Numerous health agencies joined the chorus after the Senate vote Thursday to applaud a measure that has been a decade in the making.
The legislation "will finally put an end to Big Tobacco's despicable marketing practices that are designed to addict children to its deadly products," said John R. Seffrin, CEO of the American Cancer Society Cancer Action Network.
"Senate passage of the 'Family Smoking Prevention and Tobacco Control Act' has the potential to reduce the scourge of tobacco products, which kill more than 400,000 Americans every year," he added.

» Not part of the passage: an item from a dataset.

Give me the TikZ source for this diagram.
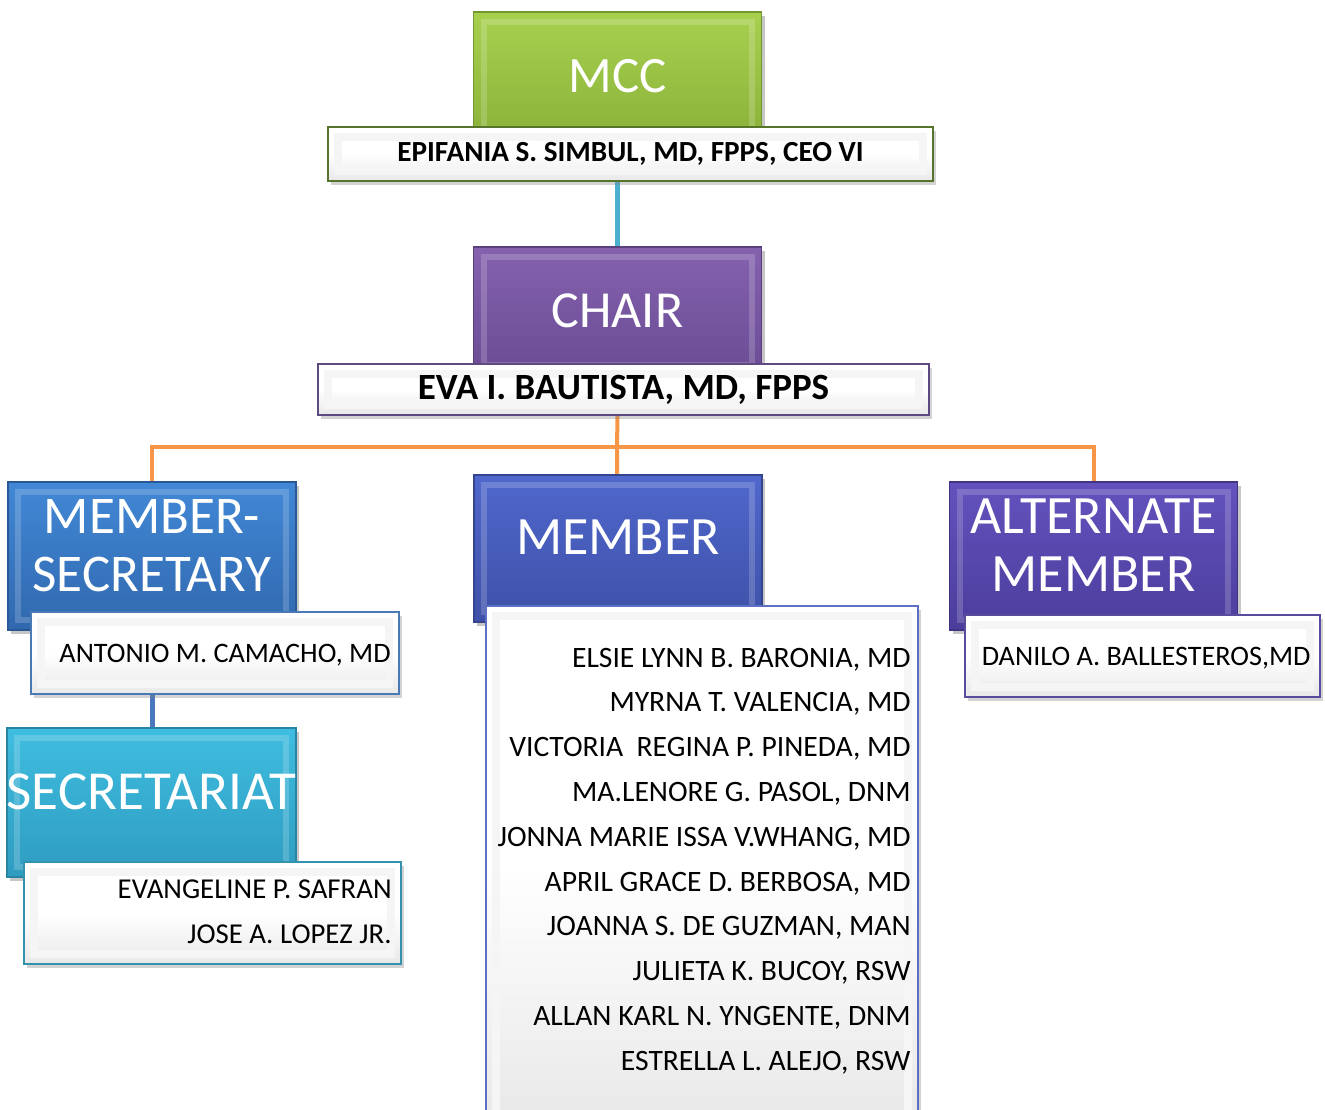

Speaking for the American Heart Association, CEO Nancy Brown said, "The U.S. Senate has taken a bold and courageous step to ensure a healthier future for our children.…The legislation will allow us to protect them from a dirty business that has infiltrated school grounds and homes for many generations," she added. "Too many graveyards are marked by the consequences of the industry's actions. With each puff of a cigarette, smokers increase their risk for heart disease, stroke and other cardiovascular diseases, and Big Tobacco's irresponsible marketing campaigns have made it increasingly difficult to break the cycle of addiction and save lives."
Dr. Douglas W. Blayney, president of the American Society of Clinical Oncology, stated, "Tobacco use is associated with increased risk for at least 15 types of cancer and is responsible for 30 percent of cancer deaths. Lung cancer has emerged from relative obscurity at the start of the 20th century to become the most common type of cancer today, with 87 percent of all cases attributable to smoking. To reverse this trend, the FDA must be able to step in and regulate these deadly products."
And Dr. Nancy Nielsen, president of the American Medical Association, said, "Passage of this historic legislation by both the House and Senate is a victory for public health over Big Tobacco." She noted, "The actions resulting from this landmark legislation may make people think twice before picking up a cigarette. The sad truth is that tobacco-related deaths are the number one preventable cause of death in the U.S."